La rivista aveva preso la storica decisione solo nel marzo 2016. Un anno dopo, Cooper Hefner annuncia: “Il modo in cui ritraevamo il nudo era datato. Ma il nudo non è mai stato il problema”. Nel prossimo numero torna la playmate, recuperate anche vecchie rubriche, ma eliminato il sottotitolo “entertainment for men”
“Eliminare totalmente il nudo dalle nostre copertine è stato un errore”. E’ l’ammissione con cui Cooper Hefner annuncia il ritorno della donna senza veli sulla cover di Playboy. Marcia indietro che giunge ad appena un anno dalla storica decisione – era il marzo 2016 – di rinunciare al carattere più distintivo della celebre rivista statunitense, motivata in un tweet del 25enne direttore creativo e figlio 25enne del fondatore Hugh Hefner: “Oggi ci riappropriamo della nostra identità e reclamiamo chi siamo”.
Playboy tornerà se stesso con il numero di marzo-aprile, già in promozione con l’immagine della playmate del mese associata a un hashtag che suona come l’urlo di battaglia di una nuova crociata: #NakedIsNormal. Recuperate anche storiche sezioni come “The Playboy Philosophy” e “Party Jokes”. Ma è più significativa la rinuncia a quel sottotitolo di copertina della rivista, tanto ma tanto retrò: “Entertainment for men”.
Lo stesso Cooper Hefner fa sapere che non sarà esattamente tutto come prima: “Sarò il primo ad ammettere che il modo in cui la rivista ritraeva la nudità era datato. Ma iI nudo non è mai stato il problema, perché il nudo non può essere un problema”. Naked is normal, la normalità del nudo, appunto. Sui social, il pubblico si divide tra chi saluta con entusiasmo il ritorno sulla vecchia rotta e chi invece non crede alla favola dell’identità: “La decisione è stata presa perché il magazine non vendeva più così bene. Troppo facile avere accesso a pornografia gratuita”. Quando poi, proprio l’inflazione del nudo e dei contenuti espliciti sul web era stata alla base della rinuncia al nudo di un anno fa. Perché Playboy, era la riflessione, non può annegare come Penthouse cercando di fare concorrenza alla pornografia. Playboy non è solo donnine, Playboy ha altro da offrire.
Playboy fu fondato da Hugh Hefner nel 1953. Lo scorso anno, la tiratura è stata di 700mila copie. Non male, si direbbe. Se non fosse che negli anni Settanta la rivista arrivò a vendere fino a 5,6 milioni di copie. A tenere in piedi la baracca ci ha pensato soprattutto la forza del brand. E di quel logo, il coniglietto stilizzato con il papillon, tra i più riconoscibili al mondo, tanto è vero che gran parte delle entrate sono arrivate dal “licensing” in tutto il mondo del suo simbolo per la vendita di cosmetici, bibite e gioielli.

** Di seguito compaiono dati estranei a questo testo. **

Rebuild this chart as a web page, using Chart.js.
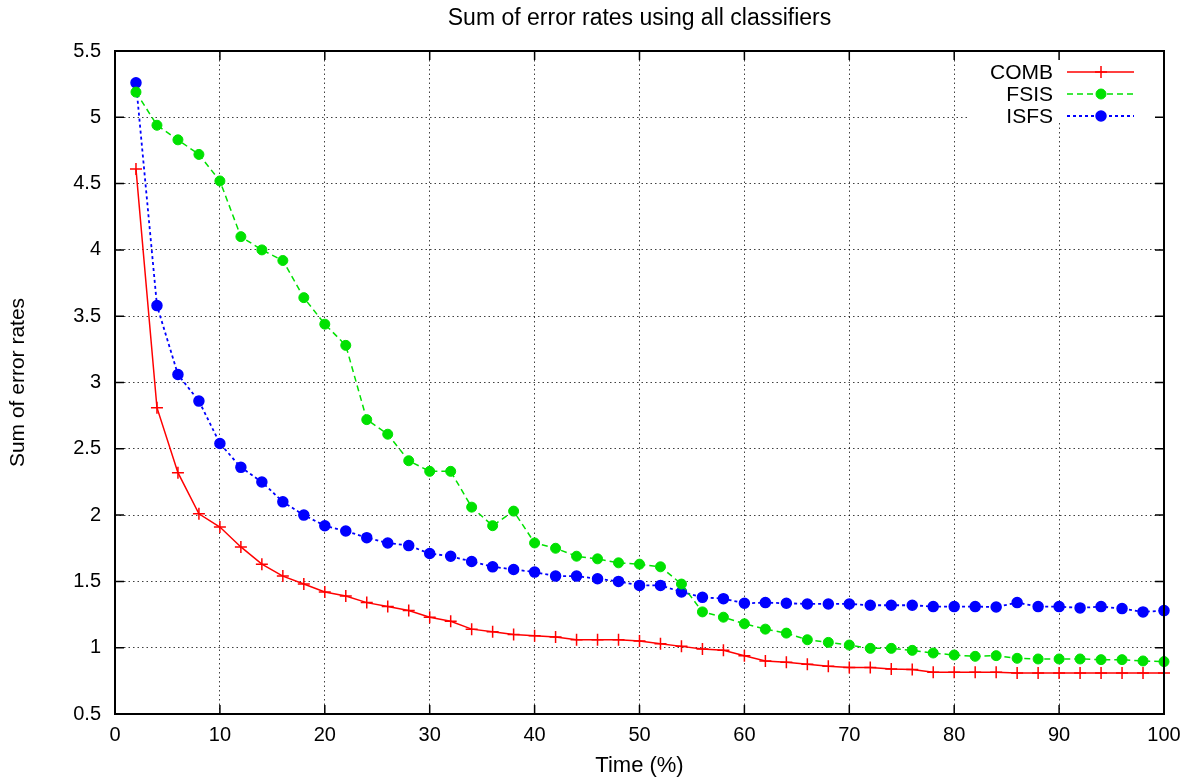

In effetti, la vera sfida per Playboy consiste nel garantirsi lettori tra le nuove generazioni dell’era digitale. Il nudo, da solo, non può bastare, ma a Playboy devono essersi convinti che rinunciandovi diventa ancora più difficile portare i giovani sui contenuti di “spessore” del magazine. Come il saggio che apparirà sul prossimo numero, firmato dall’attrice britannica Scarlett Byrne, fidanzatina di Harry Potter sul grande schermo e dello stesso Cooper Hefner nella vita, dedicato alla campagna “Free the Nipple”, letteralmente “liberiamo i capezzoli”. Movimento nato negli Stati Uniti con l’obiettivo di allentare le maglie della legislazione in merito all’allattamento in pubblico e al topless in generale, denunciando la disparità di trattamento rispetto alle possibilità di esposizione del corpo maschile.
Tematica che si sposa perfettamente con il nuovo corso di Playboy. “Sarà sempre marchio di uno stile di vita focalizzato sugli interessi degli uomini – conclude ancora Cooper Hefner -, ma se i ruoli di genere continuano a evolversi nella società, dobbiamo farlo anche noi”.